## Given material
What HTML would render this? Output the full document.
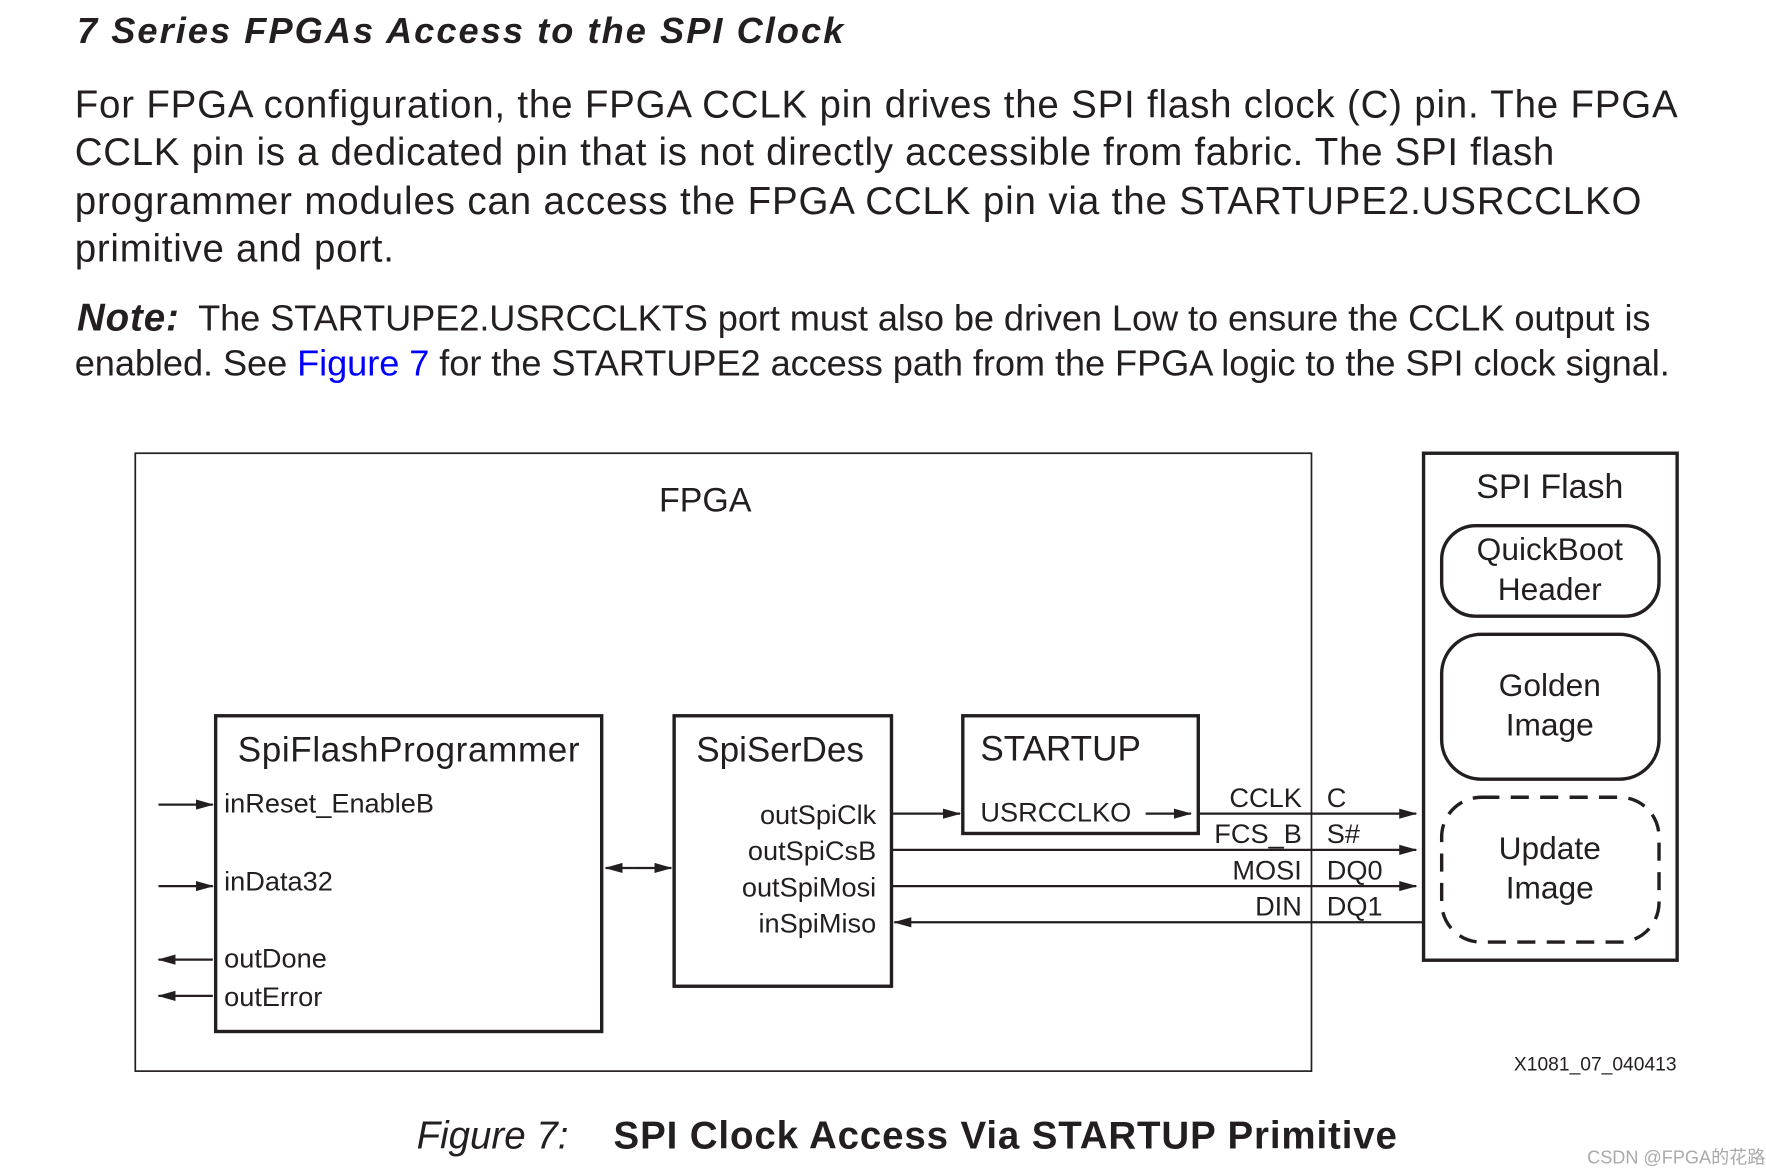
<!DOCTYPE html>
<html><head><meta charset="utf-8"><style>
html,body{margin:0;padding:0;background:#fff;}
svg{display:block;}
text{font-family:"Liberation Sans","Noto Sans CJK SC",sans-serif;fill:#231f20;}
</style></head><body>
<svg width="1766" height="1169" viewBox="0 0 1560 1033" preserveAspectRatio="none" xmlns="http://www.w3.org/2000/svg">
<defs>
<marker id="a" markerWidth="16" markerHeight="10" refX="15" refY="5" orient="auto" markerUnits="userSpaceOnUse"><path d="M0,0.5 L16,5 L0,9.5 z" fill="#231f20"/></marker>
</defs>
<text x="68" y="38" font-size="32" font-weight="bold" font-style="italic" textLength="677">7 Series FPGAs Access to the SPI Clock</text>
<g font-size="34">
<text x="66" y="104" textLength="1416">For FPGA configuration, the FPGA CCLK pin drives the SPI flash clock (C) pin. The FPGA</text>
<text x="66" y="146" textLength="1307">CCLK pin is a dedicated pin that is not directly accessible from fabric. The SPI flash</text>
<text x="66" y="189" textLength="1384">programmer modules can access the FPGA CCLK pin via the STARTUPE2.USRCCLKO</text>
<text x="66" y="231" textLength="282">primitive and port.</text>
</g>
<g font-size="32">
<text x="68" y="292" font-weight="bold" font-style="italic" font-size="34" textLength="90">Note:</text>
<text x="175" y="292" textLength="1283">The STARTUPE2.USRCCLKTS port must also be driven Low to ensure the CCLK output is</text>
<text x="66" y="332" textLength="1409">enabled. See <tspan fill="#0000ff">Figure 7</tspan> for the STARTUPE2 access path from the FPGA logic to the SPI clock signal.</text>
</g>
<g fill="none" stroke="#231f20">
<rect x="119.5" y="400.5" width="1039" height="546" stroke-width="1.5"/>
<rect x="1257.5" y="400.5" width="224" height="448" stroke-width="3"/>
<rect x="1273.5" y="464.5" width="192" height="80" rx="30" stroke-width="3"/>
<rect x="1273.5" y="560.5" width="192" height="128" rx="35" stroke-width="3"/>
<rect x="1273.5" y="704.5" width="192" height="128" rx="35" stroke-width="3" stroke-dasharray="16,10"/>
<rect x="190.5" y="632.5" width="341" height="279" stroke-width="3"/>
<rect x="595.5" y="632.5" width="192" height="239" stroke-width="3"/>
<rect x="850.5" y="632.5" width="208" height="104" stroke-width="3"/>
<g stroke-width="2">
<line x1="140" y1="711" x2="188" y2="711" marker-end="url(#a)"/>
<line x1="140" y1="783" x2="188" y2="783" marker-end="url(#a)"/>
<line x1="188" y1="848" x2="140" y2="848" marker-end="url(#a)"/>
<line x1="188" y1="880" x2="140" y2="880" marker-end="url(#a)"/>
<line x1="560" y1="767" x2="535" y2="767" marker-end="url(#a)"/>
<line x1="560" y1="767" x2="593" y2="767" marker-end="url(#a)"/>
<line x1="787" y1="719" x2="848" y2="719" marker-end="url(#a)"/>
<line x1="1012" y1="719" x2="1052" y2="719" marker-end="url(#a)"/>
<line x1="1058" y1="719" x2="1251" y2="719" marker-end="url(#a)"/>
<line x1="787" y1="751" x2="1251" y2="751" marker-end="url(#a)"/>
<line x1="787" y1="783" x2="1251" y2="783" marker-end="url(#a)"/>
<line x1="1257" y1="815" x2="790" y2="815" marker-end="url(#a)"/>
</g>
</g>
<text x="623" y="452" font-size="30" text-anchor="middle">FPGA</text>
<text x="1369" y="440" font-size="30" text-anchor="middle">SPI Flash</text>
<g font-size="28" text-anchor="middle">
<text x="1369" y="495">QuickBoot</text><text x="1369" y="530">Header</text>
<text x="1369" y="615">Golden</text><text x="1369" y="650">Image</text>
<text x="1369" y="759">Update</text><text x="1369" y="794">Image</text>
</g>
<g font-size="31">
<text x="210" y="673" textLength="302">SpiFlashProgrammer</text>
<text x="615" y="673">SpiSerDes</text>
<text x="866" y="672">STARTUP</text>
</g>
<g font-size="24">
<text x="198" y="718">inReset_EnableB</text>
<text x="198" y="787">inData32</text>
<text x="198" y="855">outDone</text>
<text x="198" y="889">outError</text>
<g text-anchor="end">
<text x="774" y="728">outSpiClk</text>
<text x="774" y="760">outSpiCsB</text>
<text x="774" y="792">outSpiMosi</text>
<text x="774" y="824">inSpiMiso</text>
<text x="1150" y="713">CCLK</text>
<text x="1150" y="745">FCS_B</text>
<text x="1150" y="777">MOSI</text>
<text x="1150" y="809">DIN</text>
</g>
<text x="866" y="726">USRCCLKO</text>
<text x="1172" y="713">C</text>
<text x="1172" y="745">S#</text>
<text x="1172" y="777">DQ0</text>
<text x="1172" y="809">DQ1</text>
</g>
<text x="1481" y="946" font-size="17" text-anchor="end">X1081_07_040413</text>
<text x="368" y="1015" font-size="34" font-style="italic">Figure 7:</text>
<text x="542" y="1015" font-size="34" font-weight="bold" textLength="692">SPI Clock Access Via STARTUP Primitive</text>
<text x="1402" y="1028" font-size="16" style="fill:#aaa">CSDN @FPGA的花路</text>
</svg>
</body></html>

## Task to carry out
Quote the listing above in full, except for the pictures.

## Full output
What HTML would render this? Output the full document.
<!DOCTYPE html>
<html><head><meta charset="utf-8"><style>
html,body{margin:0;padding:0;background:#fff;}
svg{display:block;}
text{font-family:"Liberation Sans","Noto Sans CJK SC",sans-serif;fill:#231f20;}
</style></head><body>
<svg width="1766" height="1169" viewBox="0 0 1560 1033" preserveAspectRatio="none" xmlns="http://www.w3.org/2000/svg">
<defs>
<marker id="a" markerWidth="16" markerHeight="10" refX="15" refY="5" orient="auto" markerUnits="userSpaceOnUse"><path d="M0,0.5 L16,5 L0,9.5 z" fill="#231f20"/></marker>
</defs>
<text x="68" y="38" font-size="32" font-weight="bold" font-style="italic" textLength="677">7 Series FPGAs Access to the SPI Clock</text>
<g font-size="34">
<text x="66" y="104" textLength="1416">For FPGA configuration, the FPGA CCLK pin drives the SPI flash clock (C) pin. The FPGA</text>
<text x="66" y="146" textLength="1307">CCLK pin is a dedicated pin that is not directly accessible from fabric. The SPI flash</text>
<text x="66" y="189" textLength="1384">programmer modules can access the FPGA CCLK pin via the STARTUPE2.USRCCLKO</text>
<text x="66" y="231" textLength="282">primitive and port.</text>
</g>
<g font-size="32">
<text x="68" y="292" font-weight="bold" font-style="italic" font-size="34" textLength="90">Note:</text>
<text x="175" y="292" textLength="1283">The STARTUPE2.USRCCLKTS port must also be driven Low to ensure the CCLK output is</text>
<text x="66" y="332" textLength="1409">enabled. See <tspan fill="#0000ff">Figure 7</tspan> for the STARTUPE2 access path from the FPGA logic to the SPI clock signal.</text>
</g>
<g fill="none" stroke="#231f20">
<rect x="119.5" y="400.5" width="1039" height="546" stroke-width="1.5"/>
<rect x="1257.5" y="400.5" width="224" height="448" stroke-width="3"/>
<rect x="1273.5" y="464.5" width="192" height="80" rx="30" stroke-width="3"/>
<rect x="1273.5" y="560.5" width="192" height="128" rx="35" stroke-width="3"/>
<rect x="1273.5" y="704.5" width="192" height="128" rx="35" stroke-width="3" stroke-dasharray="16,10"/>
<rect x="190.5" y="632.5" width="341" height="279" stroke-width="3"/>
<rect x="595.5" y="632.5" width="192" height="239" stroke-width="3"/>
<rect x="850.5" y="632.5" width="208" height="104" stroke-width="3"/>
<g stroke-width="2">
<line x1="140" y1="711" x2="188" y2="711" marker-end="url(#a)"/>
<line x1="140" y1="783" x2="188" y2="783" marker-end="url(#a)"/>
<line x1="188" y1="848" x2="140" y2="848" marker-end="url(#a)"/>
<line x1="188" y1="880" x2="140" y2="880" marker-end="url(#a)"/>
<line x1="560" y1="767" x2="535" y2="767" marker-end="url(#a)"/>
<line x1="560" y1="767" x2="593" y2="767" marker-end="url(#a)"/>
<line x1="787" y1="719" x2="848" y2="719" marker-end="url(#a)"/>
<line x1="1012" y1="719" x2="1052" y2="719" marker-end="url(#a)"/>
<line x1="1058" y1="719" x2="1251" y2="719" marker-end="url(#a)"/>
<line x1="787" y1="751" x2="1251" y2="751" marker-end="url(#a)"/>
<line x1="787" y1="783" x2="1251" y2="783" marker-end="url(#a)"/>
<line x1="1257" y1="815" x2="790" y2="815" marker-end="url(#a)"/>
</g>
</g>
<text x="623" y="452" font-size="30" text-anchor="middle">FPGA</text>
<text x="1369" y="440" font-size="30" text-anchor="middle">SPI Flash</text>
<g font-size="28" text-anchor="middle">
<text x="1369" y="495">QuickBoot</text><text x="1369" y="530">Header</text>
<text x="1369" y="615">Golden</text><text x="1369" y="650">Image</text>
<text x="1369" y="759">Update</text><text x="1369" y="794">Image</text>
</g>
<g font-size="31">
<text x="210" y="673" textLength="302">SpiFlashProgrammer</text>
<text x="615" y="673">SpiSerDes</text>
<text x="866" y="672">STARTUP</text>
</g>
<g font-size="24">
<text x="198" y="718">inReset_EnableB</text>
<text x="198" y="787">inData32</text>
<text x="198" y="855">outDone</text>
<text x="198" y="889">outError</text>
<g text-anchor="end">
<text x="774" y="728">outSpiClk</text>
<text x="774" y="760">outSpiCsB</text>
<text x="774" y="792">outSpiMosi</text>
<text x="774" y="824">inSpiMiso</text>
<text x="1150" y="713">CCLK</text>
<text x="1150" y="745">FCS_B</text>
<text x="1150" y="777">MOSI</text>
<text x="1150" y="809">DIN</text>
</g>
<text x="866" y="726">USRCCLKO</text>
<text x="1172" y="713">C</text>
<text x="1172" y="745">S#</text>
<text x="1172" y="777">DQ0</text>
<text x="1172" y="809">DQ1</text>
</g>
<text x="1481" y="946" font-size="17" text-anchor="end">X1081_07_040413</text>
<text x="368" y="1015" font-size="34" font-style="italic">Figure 7:</text>
<text x="542" y="1015" font-size="34" font-weight="bold" textLength="692">SPI Clock Access Via STARTUP Primitive</text>
<text x="1402" y="1028" font-size="16" style="fill:#aaa">CSDN @FPGA的花路</text>
</svg>
</body></html>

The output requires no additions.